▶ **Set task**
Repeat the whole listing below, word for word.

--- start Given data ---

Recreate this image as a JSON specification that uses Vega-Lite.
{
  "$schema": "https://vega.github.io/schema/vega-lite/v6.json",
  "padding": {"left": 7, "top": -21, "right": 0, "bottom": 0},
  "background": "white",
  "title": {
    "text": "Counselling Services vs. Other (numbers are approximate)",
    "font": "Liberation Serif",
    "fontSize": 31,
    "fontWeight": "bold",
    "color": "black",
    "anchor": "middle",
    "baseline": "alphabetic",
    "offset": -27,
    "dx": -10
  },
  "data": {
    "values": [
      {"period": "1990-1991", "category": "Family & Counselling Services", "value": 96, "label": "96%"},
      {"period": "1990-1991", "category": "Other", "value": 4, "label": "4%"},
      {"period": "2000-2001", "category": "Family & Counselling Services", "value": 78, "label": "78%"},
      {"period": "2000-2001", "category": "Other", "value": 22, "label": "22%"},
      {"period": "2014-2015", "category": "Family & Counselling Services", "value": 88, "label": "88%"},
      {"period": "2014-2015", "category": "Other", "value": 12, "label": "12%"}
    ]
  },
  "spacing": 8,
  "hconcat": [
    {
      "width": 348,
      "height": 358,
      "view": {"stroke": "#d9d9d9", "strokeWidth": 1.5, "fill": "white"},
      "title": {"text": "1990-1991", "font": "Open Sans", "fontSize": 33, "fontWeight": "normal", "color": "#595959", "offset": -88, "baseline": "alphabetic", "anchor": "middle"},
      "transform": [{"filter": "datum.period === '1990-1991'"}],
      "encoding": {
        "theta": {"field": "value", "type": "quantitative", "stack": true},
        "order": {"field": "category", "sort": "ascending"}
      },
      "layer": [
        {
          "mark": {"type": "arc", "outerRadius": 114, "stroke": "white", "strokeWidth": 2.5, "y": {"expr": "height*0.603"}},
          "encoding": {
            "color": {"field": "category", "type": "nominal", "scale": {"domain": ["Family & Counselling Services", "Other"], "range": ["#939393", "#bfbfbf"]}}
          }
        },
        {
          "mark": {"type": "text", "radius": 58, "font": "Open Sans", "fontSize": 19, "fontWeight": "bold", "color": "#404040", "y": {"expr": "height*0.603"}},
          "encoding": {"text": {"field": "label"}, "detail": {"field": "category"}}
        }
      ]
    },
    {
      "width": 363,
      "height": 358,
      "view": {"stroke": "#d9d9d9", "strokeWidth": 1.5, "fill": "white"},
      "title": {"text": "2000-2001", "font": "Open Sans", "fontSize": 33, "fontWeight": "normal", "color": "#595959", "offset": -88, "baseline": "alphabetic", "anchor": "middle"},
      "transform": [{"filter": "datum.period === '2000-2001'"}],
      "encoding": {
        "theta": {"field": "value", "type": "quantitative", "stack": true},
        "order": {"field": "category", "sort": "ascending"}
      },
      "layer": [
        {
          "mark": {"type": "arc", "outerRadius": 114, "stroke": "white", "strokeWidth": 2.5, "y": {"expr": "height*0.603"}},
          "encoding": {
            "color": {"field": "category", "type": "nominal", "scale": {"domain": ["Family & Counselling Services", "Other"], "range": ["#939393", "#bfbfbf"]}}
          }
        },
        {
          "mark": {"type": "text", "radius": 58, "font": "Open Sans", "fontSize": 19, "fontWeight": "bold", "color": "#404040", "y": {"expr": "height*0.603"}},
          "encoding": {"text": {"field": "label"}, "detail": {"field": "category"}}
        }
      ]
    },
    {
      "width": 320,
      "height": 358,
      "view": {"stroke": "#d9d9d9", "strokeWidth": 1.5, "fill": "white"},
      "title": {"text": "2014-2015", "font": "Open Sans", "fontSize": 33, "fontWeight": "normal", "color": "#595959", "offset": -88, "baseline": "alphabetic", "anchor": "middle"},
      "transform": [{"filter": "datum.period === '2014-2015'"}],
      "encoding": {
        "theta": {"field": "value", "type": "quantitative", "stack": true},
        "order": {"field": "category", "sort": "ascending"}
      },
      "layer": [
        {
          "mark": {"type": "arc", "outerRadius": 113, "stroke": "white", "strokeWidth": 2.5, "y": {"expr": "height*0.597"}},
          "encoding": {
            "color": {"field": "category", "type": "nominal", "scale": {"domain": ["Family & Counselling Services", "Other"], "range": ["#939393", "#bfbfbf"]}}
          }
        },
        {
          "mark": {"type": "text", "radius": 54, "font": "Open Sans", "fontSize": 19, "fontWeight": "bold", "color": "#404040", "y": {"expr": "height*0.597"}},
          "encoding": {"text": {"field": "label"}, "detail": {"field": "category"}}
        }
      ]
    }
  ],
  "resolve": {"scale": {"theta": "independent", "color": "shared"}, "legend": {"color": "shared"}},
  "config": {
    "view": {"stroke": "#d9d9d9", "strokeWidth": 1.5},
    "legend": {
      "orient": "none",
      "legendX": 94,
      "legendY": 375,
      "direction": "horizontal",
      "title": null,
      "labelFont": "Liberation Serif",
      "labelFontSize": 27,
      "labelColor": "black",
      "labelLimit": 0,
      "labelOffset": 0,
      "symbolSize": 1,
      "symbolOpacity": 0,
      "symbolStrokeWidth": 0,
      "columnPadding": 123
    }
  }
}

--- end Given data ---

▶ **Complete response**
Recreate this image as a JSON specification that uses Vega-Lite.
{
  "$schema": "https://vega.github.io/schema/vega-lite/v6.json",
  "padding": {"left": 7, "top": -21, "right": 0, "bottom": 0},
  "background": "white",
  "title": {
    "text": "Counselling Services vs. Other (numbers are approximate)",
    "font": "Liberation Serif",
    "fontSize": 31,
    "fontWeight": "bold",
    "color": "black",
    "anchor": "middle",
    "baseline": "alphabetic",
    "offset": -27,
    "dx": -10
  },
  "data": {
    "values": [
      {"period": "1990-1991", "category": "Family & Counselling Services", "value": 96, "label": "96%"},
      {"period": "1990-1991", "category": "Other", "value": 4, "label": "4%"},
      {"period": "2000-2001", "category": "Family & Counselling Services", "value": 78, "label": "78%"},
      {"period": "2000-2001", "category": "Other", "value": 22, "label": "22%"},
      {"period": "2014-2015", "category": "Family & Counselling Services", "value": 88, "label": "88%"},
      {"period": "2014-2015", "category": "Other", "value": 12, "label": "12%"}
    ]
  },
  "spacing": 8,
  "hconcat": [
    {
      "width": 348,
      "height": 358,
      "view": {"stroke": "#d9d9d9", "strokeWidth": 1.5, "fill": "white"},
      "title": {"text": "1990-1991", "font": "Open Sans", "fontSize": 33, "fontWeight": "normal", "color": "#595959", "offset": -88, "baseline": "alphabetic", "anchor": "middle"},
      "transform": [{"filter": "datum.period === '1990-1991'"}],
      "encoding": {
        "theta": {"field": "value", "type": "quantitative", "stack": true},
        "order": {"field": "category", "sort": "ascending"}
      },
      "layer": [
        {
          "mark": {"type": "arc", "outerRadius": 114, "stroke": "white", "strokeWidth": 2.5, "y": {"expr": "height*0.603"}},
          "encoding": {
            "color": {"field": "category", "type": "nominal", "scale": {"domain": ["Family & Counselling Services", "Other"], "range": ["#939393", "#bfbfbf"]}}
          }
        },
        {
          "mark": {"type": "text", "radius": 58, "font": "Open Sans", "fontSize": 19, "fontWeight": "bold", "color": "#404040", "y": {"expr": "height*0.603"}},
          "encoding": {"text": {"field": "label"}, "detail": {"field": "category"}}
        }
      ]
    },
    {
      "width": 363,
      "height": 358,
      "view": {"stroke": "#d9d9d9", "strokeWidth": 1.5, "fill": "white"},
      "title": {"text": "2000-2001", "font": "Open Sans", "fontSize": 33, "fontWeight": "normal", "color": "#595959", "offset": -88, "baseline": "alphabetic", "anchor": "middle"},
      "transform": [{"filter": "datum.period === '2000-2001'"}],
      "encoding": {
        "theta": {"field": "value", "type": "quantitative", "stack": true},
        "order": {"field": "category", "sort": "ascending"}
      },
      "layer": [
        {
          "mark": {"type": "arc", "outerRadius": 114, "stroke": "white", "strokeWidth": 2.5, "y": {"expr": "height*0.603"}},
          "encoding": {
            "color": {"field": "category", "type": "nominal", "scale": {"domain": ["Family & Counselling Services", "Other"], "range": ["#939393", "#bfbfbf"]}}
          }
        },
        {
          "mark": {"type": "text", "radius": 58, "font": "Open Sans", "fontSize": 19, "fontWeight": "bold", "color": "#404040", "y": {"expr": "height*0.603"}},
          "encoding": {"text": {"field": "label"}, "detail": {"field": "category"}}
        }
      ]
    },
    {
      "width": 320,
      "height": 358,
      "view": {"stroke": "#d9d9d9", "strokeWidth": 1.5, "fill": "white"},
      "title": {"text": "2014-2015", "font": "Open Sans", "fontSize": 33, "fontWeight": "normal", "color": "#595959", "offset": -88, "baseline": "alphabetic", "anchor": "middle"},
      "transform": [{"filter": "datum.period === '2014-2015'"}],
      "encoding": {
        "theta": {"field": "value", "type": "quantitative", "stack": true},
        "order": {"field": "category", "sort": "ascending"}
      },
      "layer": [
        {
          "mark": {"type": "arc", "outerRadius": 113, "stroke": "white", "strokeWidth": 2.5, "y": {"expr": "height*0.597"}},
          "encoding": {
            "color": {"field": "category", "type": "nominal", "scale": {"domain": ["Family & Counselling Services", "Other"], "range": ["#939393", "#bfbfbf"]}}
          }
        },
        {
          "mark": {"type": "text", "radius": 54, "font": "Open Sans", "fontSize": 19, "fontWeight": "bold", "color": "#404040", "y": {"expr": "height*0.597"}},
          "encoding": {"text": {"field": "label"}, "detail": {"field": "category"}}
        }
      ]
    }
  ],
  "resolve": {"scale": {"theta": "independent", "color": "shared"}, "legend": {"color": "shared"}},
  "config": {
    "view": {"stroke": "#d9d9d9", "strokeWidth": 1.5},
    "legend": {
      "orient": "none",
      "legendX": 94,
      "legendY": 375,
      "direction": "horizontal",
      "title": null,
      "labelFont": "Liberation Serif",
      "labelFontSize": 27,
      "labelColor": "black",
      "labelLimit": 0,
      "labelOffset": 0,
      "symbolSize": 1,
      "symbolOpacity": 0,
      "symbolStrokeWidth": 0,
      "columnPadding": 123
    }
  }
}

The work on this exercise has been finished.